In the 1600s, Christiaan Hyugens realized that two pendulum clocks (an invention of his!) placed in the same wooden table eventually fall into synchrony. Since then, synchronization of coupled oscillators has been an important subject of study in classical mechanics and nonlinear dynamics. The Kuramoto model, proposed in the 1970s, has become a prototypical model used for rigorous mathematical analysis in this field. A realization of this model consists of a collection of identical oscillators with interactions given by a network, which we identify respectively with vertices and edges of a graph.

In this talk we discuss which graphs are globally synchronizing, meaning that all but a measure-zero set of initial conditions converge into the fully synchronized state.
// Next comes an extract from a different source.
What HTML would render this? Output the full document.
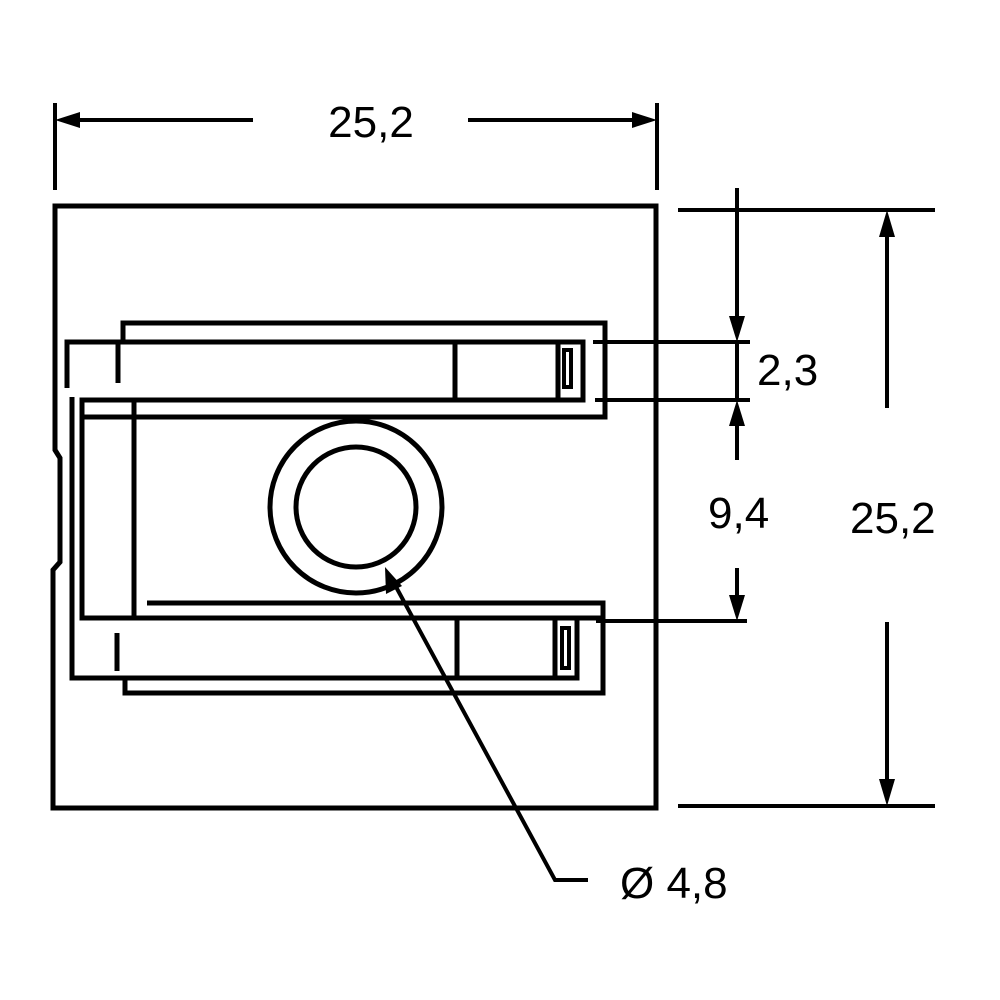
<!DOCTYPE html>
<html><head><meta charset="utf-8"><style>html,body{margin:0;padding:0;background:#fff}svg{display:block}text{font-family:"Liberation Sans",Arial,sans-serif;font-size:44px;fill:#000}</style></head>
<body>
<svg width="1000" height="1000" viewBox="0 0 1000 1000" xmlns="http://www.w3.org/2000/svg">
<g fill="none" stroke="#000" stroke-width="5" stroke-linecap="butt" stroke-linejoin="miter">
<!-- outer box with notch -->
<path d="M55,450 L55,206 L656,206 L656,808 L53,808 L53,570 L60,562 L60,458 Z"/>
<!-- top outer bracket -->
<path d="M123,340 L123,323 L605,323 L605,417 L82,417"/>
<!-- top inner rect -->
<path d="M67,388 L67,342 L583,342 L583,400 L82,400 L82,618 L603,618"/>
<path d="M118,342 L118,383"/>
<path d="M455,342 L455,400"/>
<path d="M558,342 L558,400"/>
<rect x="564" y="350" width="7" height="37" stroke-width="4"/>
<!-- left channel -->
<path d="M134,400 L134,618"/>
<!-- bottom -->
<path d="M147,603 L603,603 L603,693 L125,693 L125,678"/>
<path d="M72,397 L72,678 L577,678 L577,618"/>
<path d="M117,633 L117,671"/>
<path d="M457,618 L457,678"/>
<path d="M555,618 L555,678"/>
<rect x="562" y="628" width="7" height="40" stroke-width="4"/>
<!-- circle -->
<circle cx="356" cy="507" r="86"/>
<circle cx="356" cy="507" r="60"/>
</g>
<g fill="none" stroke="#000" stroke-width="4">
<!-- top dimension -->
<path d="M55,103 V190 M657,103 V190 M70,120 H253 M468,120 H642"/>
<!-- right dims -->
<path d="M678,210 H935 M678,806 H935 M887,235 V408 M887,622 V781"/>
<path d="M593,342 H750 M595,400 H750 M596,621 H747"/>
<path d="M737,188 V322 M737,342 V400 M737,420 V460 M737,568 V600"/>
<!-- leader -->
<path d="M395,585 L555,880 H588"/>
</g>
<g fill="#000" stroke="none">
<polygon points="55,120 80,112 80,128"/>
<polygon points="657,120 632,112 632,128"/>
<polygon points="887,210 879,237 895,237"/>
<polygon points="887,806 879,779 895,779"/>
<polygon points="737,342 729,316 745,316"/>
<polygon points="737,400 729,426 745,426"/>
<polygon points="737,621 729,595 745,595"/>
<polygon points="385,567 386,594 402,586"/>
</g>
<text x="371" y="137" text-anchor="middle">25,2</text>
<text x="757" y="385">2,3</text>
<text x="708" y="528">9,4</text>
<text x="850" y="533">25,2</text>
<text x="620" y="898">Ø 4,8</text>
</svg>
</body></html>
We show that large expansion of the underlying graph is a sufficient condition (but far from necessary) and solve a conjecture of Ling, Xu and Bandeira stating that Erdos-Renyi random graphs are globally synchronizing above their connectivity threshold.

Time permitting, we will discuss connections with studying the non-convex landscape of the Burer-Monteiro algorithm for Community Detection in the Stochastic Block Model.

Joint work with Pedro Abdalla (ETHZ), Martin Kassabov (Cornell), Victor Souza (Cambridge), Steven H. Strogatz (Cornell), Alex Townsend (Cornell).